*Problem description*. Omit the pictures, then reproduce every remaining record exactly.

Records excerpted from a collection

▶

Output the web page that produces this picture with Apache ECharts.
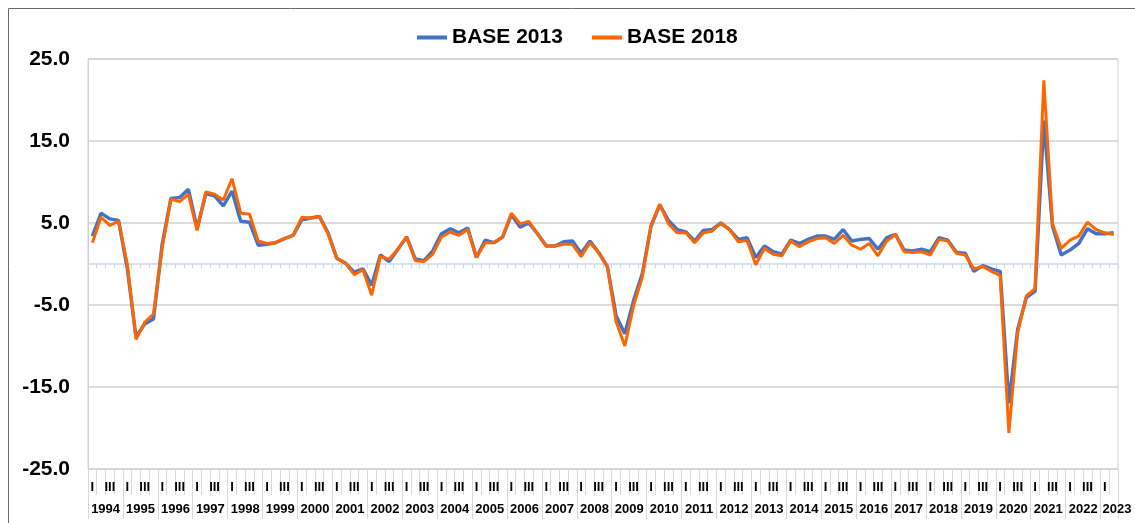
<!DOCTYPE html>
<html>
<head>
<meta charset="utf-8">
<script src="https://cdn.jsdelivr.net/npm/echarts@6/dist/echarts.min.js"></script>
<style>
  html, body { margin: 0; padding: 0; background: #fff; }
  #main { width: 1135px; height: 523px; }
</style>
</head>
<body>
<div id="main"></div>
<script>
// trimestres 1994-I .. 2023-II
var years = [];
for (var y = 1994; y <= 2023; y++) years.push(String(y));
var quarterNames = ['I', 'II', 'III', 'IV'];
var categories = [];
years.forEach(function (yr) {
  quarterNames.forEach(function (q) {
    if (yr === '2023' && (q === 'III' || q === 'IV')) return;
    categories.push(yr + '-' + q);
  });
});

var yTicks = [-25, -15, -5, 5, 15, 25];

var base2013 = [
  3.4, 6.2, 5.5, 5.3, -0.5, -8.9, -7.3, -6.7,
  2.4, 8.0, 8.1, 9.1, 4.3, 8.6, 8.3, 7.1,
  8.9, 5.2, 5.1, 2.3, 2.4, 2.6, 3.1, 3.5,
  5.4, 5.6, 5.8, 3.8, 0.7, 0.1, -1.0, -0.6,
  -2.6, 1.1, 0.3, 1.8, 3.3, 0.6, 0.4, 1.6,
  3.7, 4.3, 3.8, 4.4, 0.8, 2.9, 2.6, 3.3,
  6.0, 4.5, 5.0, 3.7, 2.2, 2.2, 2.7, 2.8,
  1.3, 2.8, 1.4, -0.3, -6.3, -8.5, -4.5, -1.2,
  4.6, 7.2, 5.3, 4.2, 3.9, 2.8, 4.1, 4.2,
  5.0, 4.2, 3.0, 3.2, 0.8, 2.2, 1.5, 1.2,
  2.9, 2.5, 3.0, 3.4, 3.4, 3.0, 4.2, 2.8,
  3.0, 3.1, 1.8, 3.2, 3.6, 1.7, 1.6, 1.8,
  1.5, 3.2, 2.9, 1.4, 1.3, -0.9, -0.2, -0.6,
  -0.9, -17.0, -8.0, -4.1, -3.3, 17.5, 4.6, 1.1,
  1.7, 2.5, 4.3, 3.7, 3.7, 3.8
];

var base2018 = [
  2.6, 5.7, 4.7, 5.2, 0.0, -9.2, -7.1, -6.1,
  2.0, 7.9, 7.6, 8.5, 4.1, 8.8, 8.5, 7.8,
  10.4, 6.2, 6.1, 2.8, 2.5, 2.6, 3.1, 3.5,
  5.7, 5.6, 5.8, 3.7, 0.7, 0.1, -1.3, -0.7,
  -3.8, 0.9, 0.6, 1.8, 3.3, 0.4, 0.3, 1.2,
  3.3, 3.9, 3.5, 4.2, 0.8, 2.6, 2.6, 3.3,
  6.2, 4.9, 5.2, 3.7, 2.2, 2.2, 2.4, 2.4,
  0.9, 2.6, 1.4, -0.3, -7.0, -10.0, -5.1, -1.6,
  4.7, 7.3, 4.9, 3.8, 3.8, 2.6, 3.8, 4.0,
  5.0, 4.2, 2.7, 2.9, -0.1, 1.9, 1.2, 1.0,
  2.8, 2.1, 2.7, 3.1, 3.2, 2.5, 3.5, 2.3,
  1.8, 2.5, 1.0, 2.8, 3.6, 1.5, 1.4, 1.5,
  1.1, 3.0, 2.8, 1.3, 1.1, -0.6, -0.3, -0.9,
  -1.4, -20.6, -8.4, -3.9, -3.0, 22.4, 4.9, 1.9,
  2.9, 3.4, 5.1, 4.2, 3.8, 3.6
];

var chart = echarts.init(document.getElementById('main'));

var font = 'Arial, "Liberation Sans", sans-serif';

var option = {
  animation: false,
  graphic: [{
    type: 'rect',
    silent: true,
    z: -10,
    shape: { x: 8.5, y: 8.5, width: 1300, height: 700 },
    style: { fill: 'none', stroke: '#6b6b6b', lineWidth: 1 }
  }],
  legend: {
    left: 412,
    top: 22,
    icon: 'rect',
    itemWidth: 30,
    itemHeight: 4,
    itemGap: 29,
    textStyle: { fontFamily: font, fontWeight: 'bold', fontSize: 21, color: '#000' },
    data: ['BASE 2013', 'BASE 2018']
  },
  grid: {
    left: 88, top: 59, width: 1030, height: 410,
    show: true, borderColor: '#d0d0d0', borderWidth: 1
  },
  xAxis: [
    {
      type: 'category',
      data: categories,
      boundaryGap: true,
      axisLine: { onZero: true, lineStyle: { color: '#cdd7ea', width: 1.5 } },
      axisTick: { show: true, interval: 0, length: 4, lineStyle: { color: '#cdd7ea' } },
      axisLabel: { show: false },
      splitLine: { show: false }
    },
    {
      type: 'category',
      data: categories,
      position: 'bottom',
      axisLine: { show: false, onZero: false },
      axisTick: { show: true, interval: 0, length: 26, lineStyle: { color: '#d9d9d9' } },
      axisLabel: {
        interval: 0,
        margin: 12,
        fontFamily: font, fontWeight: 'bold', fontSize: 13, color: '#000',
        formatter: function (v) {
          var q = v.split('-')[1];
          return (q === 'I' || q === 'III') ? q : '';
        }
      }
    },
    {
      type: 'category',
      data: categories,
      position: 'bottom',
      axisLine: { show: false, onZero: false },
      axisTick: {
        show: true, length: 50, lineStyle: { color: '#d9d9d9' },
        interval: function (i) { return i % 4 === 0; }
      },
      axisLabel: {
        margin: 34,
        fontFamily: font, fontWeight: 'bold', fontSize: 13, color: '#000',
        interval: function (i) { return i % 4 === 1 || i === 116; },
        formatter: function (v) {
          var yr = v.split('-')[0];
          return yr === '2023' ? '{last|' + yr + '}' : '{y|' + yr + '}';
        },
        rich: {
          y: { fontFamily: font, fontWeight: 'bold', fontSize: 13, color: '#000', padding: [0, 0, 0, 9] },
          last: { fontFamily: font, fontWeight: 'bold', fontSize: 13, color: '#000', padding: [0, 0, 0, 24] }
        }
      }
    }
  ],
  yAxis: {
    type: 'value',
    min: yTicks[0],
    max: yTicks[yTicks.length - 1],
    interval: 10,
    axisLine: { show: true, lineStyle: { color: '#d0d0d0' } },
    axisTick: { show: false },
    axisLabel: {
      margin: 18,
      fontFamily: font, fontWeight: 'bold', fontSize: 21, color: '#000',
      formatter: function (v) { return v.toFixed(1); }
    },
    splitLine: { lineStyle: { color: '#d0d0d0', width: 1.5 } }
  },
  series: [
    {
      name: 'BASE 2013',
      type: 'line',
      data: base2013,
      symbol: 'none',
      lineStyle: { color: '#4472C4', width: 3.5 },
      itemStyle: { color: '#4472C4' }
    },
    {
      name: 'BASE 2018',
      type: 'line',
      data: base2018,
      symbol: 'none',
      lineStyle: { color: '#FF6600', width: 3 },
      itemStyle: { color: '#FF6600' }
    }
  ]
};

chart.setOption(option);
</script>
</body>
</html>
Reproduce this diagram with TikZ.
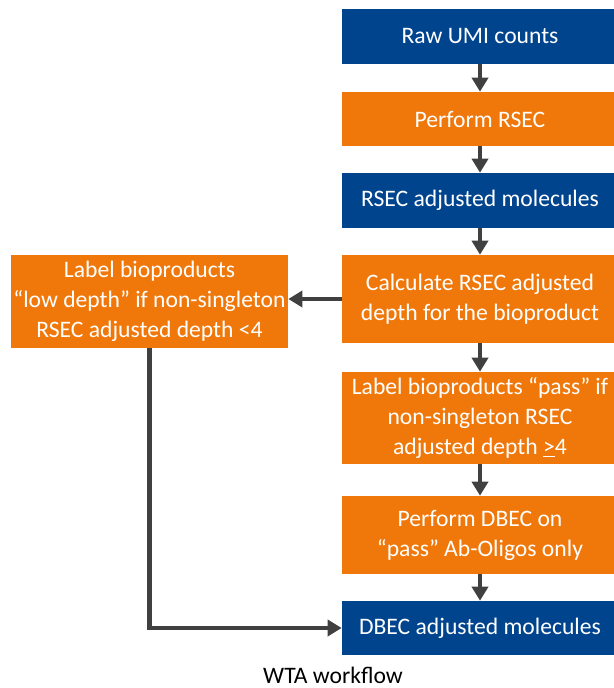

◀

*The reply*.
Output the web page that produces this picture with Apache ECharts.
<!DOCTYPE html>
<html>
<head>
<meta charset="utf-8">
<script src="https://cdn.jsdelivr.net/npm/echarts@6/dist/echarts.min.js"></script>
<style>
  html, body { margin: 0; padding: 0; background: #fff; }
  #main { width: 1135px; height: 523px; }
</style>
</head>
<body>
<div id="main"></div>
<script>
// trimestres 1994-I .. 2023-II
var years = [];
for (var y = 1994; y <= 2023; y++) years.push(String(y));
var quarterNames = ['I', 'II', 'III', 'IV'];
var categories = [];
years.forEach(function (yr) {
  quarterNames.forEach(function (q) {
    if (yr === '2023' && (q === 'III' || q === 'IV')) return;
    categories.push(yr + '-' + q);
  });
});

var yTicks = [-25, -15, -5, 5, 15, 25];

var base2013 = [
  3.4, 6.2, 5.5, 5.3, -0.5, -8.9, -7.3, -6.7,
  2.4, 8.0, 8.1, 9.1, 4.3, 8.6, 8.3, 7.1,
  8.9, 5.2, 5.1, 2.3, 2.4, 2.6, 3.1, 3.5,
  5.4, 5.6, 5.8, 3.8, 0.7, 0.1, -1.0, -0.6,
  -2.6, 1.1, 0.3, 1.8, 3.3, 0.6, 0.4, 1.6,
  3.7, 4.3, 3.8, 4.4, 0.8, 2.9, 2.6, 3.3,
  6.0, 4.5, 5.0, 3.7, 2.2, 2.2, 2.7, 2.8,
  1.3, 2.8, 1.4, -0.3, -6.3, -8.5, -4.5, -1.2,
  4.6, 7.2, 5.3, 4.2, 3.9, 2.8, 4.1, 4.2,
  5.0, 4.2, 3.0, 3.2, 0.8, 2.2, 1.5, 1.2,
  2.9, 2.5, 3.0, 3.4, 3.4, 3.0, 4.2, 2.8,
  3.0, 3.1, 1.8, 3.2, 3.6, 1.7, 1.6, 1.8,
  1.5, 3.2, 2.9, 1.4, 1.3, -0.9, -0.2, -0.6,
  -0.9, -17.0, -8.0, -4.1, -3.3, 17.5, 4.6, 1.1,
  1.7, 2.5, 4.3, 3.7, 3.7, 3.8
];

var base2018 = [
  2.6, 5.7, 4.7, 5.2, 0.0, -9.2, -7.1, -6.1,
  2.0, 7.9, 7.6, 8.5, 4.1, 8.8, 8.5, 7.8,
  10.4, 6.2, 6.1, 2.8, 2.5, 2.6, 3.1, 3.5,
  5.7, 5.6, 5.8, 3.7, 0.7, 0.1, -1.3, -0.7,
  -3.8, 0.9, 0.6, 1.8, 3.3, 0.4, 0.3, 1.2,
  3.3, 3.9, 3.5, 4.2, 0.8, 2.6, 2.6, 3.3,
  6.2, 4.9, 5.2, 3.7, 2.2, 2.2, 2.4, 2.4,
  0.9, 2.6, 1.4, -0.3, -7.0, -10.0, -5.1, -1.6,
  4.7, 7.3, 4.9, 3.8, 3.8, 2.6, 3.8, 4.0,
  5.0, 4.2, 2.7, 2.9, -0.1, 1.9, 1.2, 1.0,
  2.8, 2.1, 2.7, 3.1, 3.2, 2.5, 3.5, 2.3,
  1.8, 2.5, 1.0, 2.8, 3.6, 1.5, 1.4, 1.5,
  1.1, 3.0, 2.8, 1.3, 1.1, -0.6, -0.3, -0.9,
  -1.4, -20.6, -8.4, -3.9, -3.0, 22.4, 4.9, 1.9,
  2.9, 3.4, 5.1, 4.2, 3.8, 3.6
];

var chart = echarts.init(document.getElementById('main'));

var font = 'Arial, "Liberation Sans", sans-serif';

var option = {
  animation: false,
  graphic: [{
    type: 'rect',
    silent: true,
    z: -10,
    shape: { x: 8.5, y: 8.5, width: 1300, height: 700 },
    style: { fill: 'none', stroke: '#6b6b6b', lineWidth: 1 }
  }],
  legend: {
    left: 412,
    top: 22,
    icon: 'rect',
    itemWidth: 30,
    itemHeight: 4,
    itemGap: 29,
    textStyle: { fontFamily: font, fontWeight: 'bold', fontSize: 21, color: '#000' },
    data: ['BASE 2013', 'BASE 2018']
  },
  grid: {
    left: 88, top: 59, width: 1030, height: 410,
    show: true, borderColor: '#d0d0d0', borderWidth: 1
  },
  xAxis: [
    {
      type: 'category',
      data: categories,
      boundaryGap: true,
      axisLine: { onZero: true, lineStyle: { color: '#cdd7ea', width: 1.5 } },
      axisTick: { show: true, interval: 0, length: 4, lineStyle: { color: '#cdd7ea' } },
      axisLabel: { show: false },
      splitLine: { show: false }
    },
    {
      type: 'category',
      data: categories,
      position: 'bottom',
      axisLine: { show: false, onZero: false },
      axisTick: { show: true, interval: 0, length: 26, lineStyle: { color: '#d9d9d9' } },
      axisLabel: {
        interval: 0,
        margin: 12,
        fontFamily: font, fontWeight: 'bold', fontSize: 13, color: '#000',
        formatter: function (v) {
          var q = v.split('-')[1];
          return (q === 'I' || q === 'III') ? q : '';
        }
      }
    },
    {
      type: 'category',
      data: categories,
      position: 'bottom',
      axisLine: { show: false, onZero: false },
      axisTick: {
        show: true, length: 50, lineStyle: { color: '#d9d9d9' },
        interval: function (i) { return i % 4 === 0; }
      },
      axisLabel: {
        margin: 34,
        fontFamily: font, fontWeight: 'bold', fontSize: 13, color: '#000',
        interval: function (i) { return i % 4 === 1 || i === 116; },
        formatter: function (v) {
          var yr = v.split('-')[0];
          return yr === '2023' ? '{last|' + yr + '}' : '{y|' + yr + '}';
        },
        rich: {
          y: { fontFamily: font, fontWeight: 'bold', fontSize: 13, color: '#000', padding: [0, 0, 0, 9] },
          last: { fontFamily: font, fontWeight: 'bold', fontSize: 13, color: '#000', padding: [0, 0, 0, 24] }
        }
      }
    }
  ],
  yAxis: {
    type: 'value',
    min: yTicks[0],
    max: yTicks[yTicks.length - 1],
    interval: 10,
    axisLine: { show: true, lineStyle: { color: '#d0d0d0' } },
    axisTick: { show: false },
    axisLabel: {
      margin: 18,
      fontFamily: font, fontWeight: 'bold', fontSize: 21, color: '#000',
      formatter: function (v) { return v.toFixed(1); }
    },
    splitLine: { lineStyle: { color: '#d0d0d0', width: 1.5 } }
  },
  series: [
    {
      name: 'BASE 2013',
      type: 'line',
      data: base2013,
      symbol: 'none',
      lineStyle: { color: '#4472C4', width: 3.5 },
      itemStyle: { color: '#4472C4' }
    },
    {
      name: 'BASE 2018',
      type: 'line',
      data: base2018,
      symbol: 'none',
      lineStyle: { color: '#FF6600', width: 3 },
      itemStyle: { color: '#FF6600' }
    }
  ]
};

chart.setOption(option);
</script>
</body>
</html>
Reproduce this diagram with TikZ.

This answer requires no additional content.